RALEIGH, N.C. (May 3, 2011) -- Martin Marietta Materials Inc. (NYSE:MLM) today announced results for the first quarter ended March 31, 2011.
"Our first-quarter financial results confirmed our expectations, reflecting a 240-basis-point improvement in our consolidated operating margin (excluding freight and delivery revenues) over the prior-year quarter," said Ward Nye, president and CEO of Martin Marietta Materials. "I am especially pleased our Aggregates business experienced greater levels of stability during the quarter. In particular, aggregates product line pricing, supported partly by 2010 volume growth, increased for the first time in more than a year. We believe this pattern of stability will continue."
Notable points for the quarter (comparisons are with the prior-year quarter)
- Net sales increased to $306.2 million compared with $295.6 million
- Loss per diluted share of $0.39 compared with loss per diluted share of $0.54
- Increased diesel costs negatively affected earnings by $0.05 per diluted share
- Heritage aggregates product line pricing up 0.4%
- Heritage aggregates product line volume down 1.2%
- Specialty Products record first-quarter earnings from operations of $15.1 million
- Selling, general and administrative (SG&A) expenses down 190 basis points as a percentage of net sales
"Since heavy-construction activity slows during the winter months, our first-quarter results seldom reflect annual performance," Nye continued. "That said, milder weather in some of our markets early in the quarter led to monthly aggregates shipment growth over the prior-year periods. In contrast to 2010, weather patterns deteriorated in the critical last two weeks of March, slowing momentum gained early in the quarter. We believe these weather-related delays in shipments were a primary factor leading to an overall quarterly decrease of 1% in our heritage aggregates volume. However, despite a volume decrease for the quarter and the negative impact of rising diesel prices, we achieved an incremental operating margin (excluding freight and delivery revenues) for our Aggregates business, in line with our expectations.

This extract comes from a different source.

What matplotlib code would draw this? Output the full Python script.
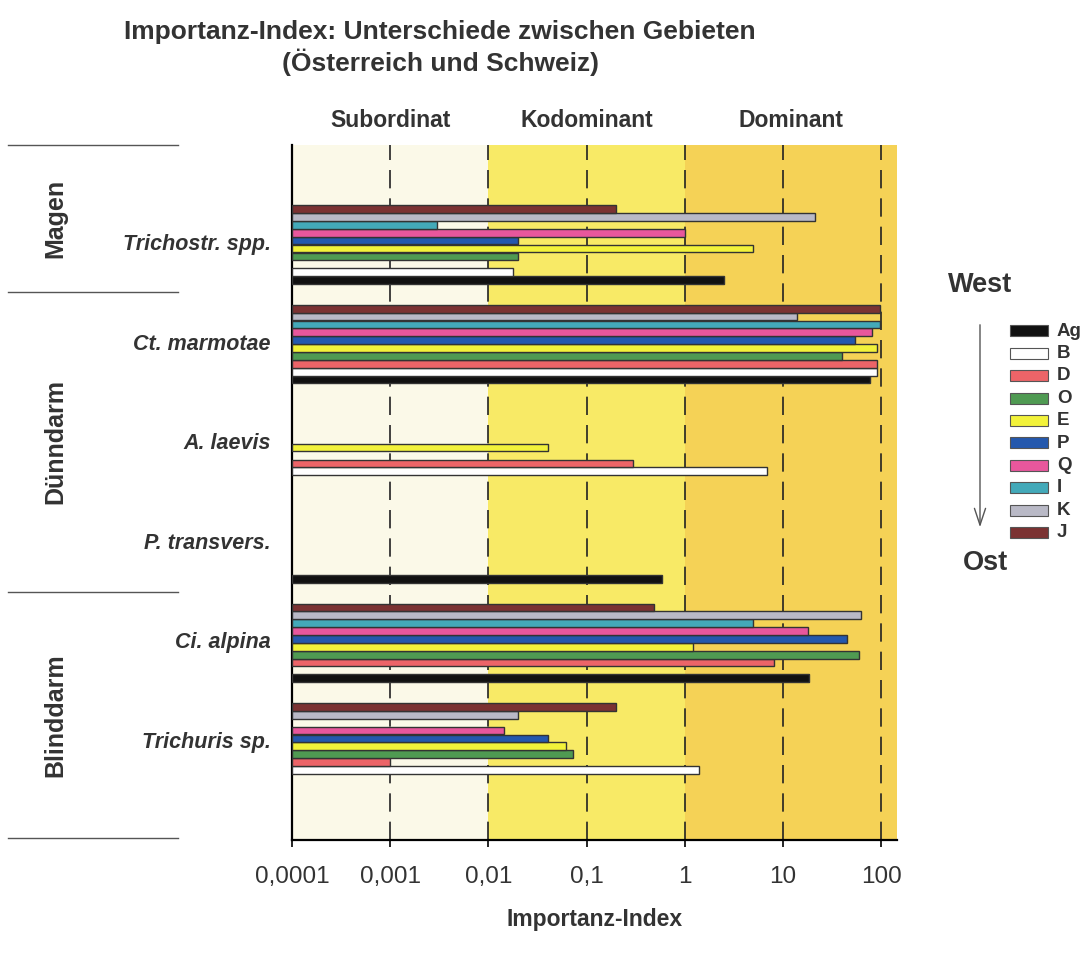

"Infrastructure as our largest end-use market, comprises approximately half of our quarterly aggregates shipments. Uncertainty stemming from the absence of a long-term federal highway bill has negatively affected the infrastructure construction market. For the quarter, infrastructure shipments declined 3% compared with the prior-year quarter.
"The residential end-use market volume grew 15% compared with the prior-year quarter, reflecting increased multi-family construction activity. Our ChemRock/Rail end-use market experienced a 2% volume increase compared with the prior-year quarter. The commercial component of the nonresidential end-use market, particularly in our San Antonio District, reflected increased shipments during the quarter. While we continue to expect strong volumes to the energy sector for the full year, shipments to this industry declined from the prior-year quarter, which led to an overall 3% reduction in nonresidential shipments.
"Compared with the prior-year quarter, changes in aggregates pricing varied by geographic region. In the first quarter of 2011, more of our markets reported pricing increases than in the past two years. For example, quarterly heritage aggregates pricing for the Southeast Group increased 5.8%, with price increases in the Florida market compensating for a price decrease in the Alabama market. Pricing in the West Group was negatively affected by product mix, particularly in the Southwest market. Other markets in the West, including North Texas and Iowa, had pricing increases.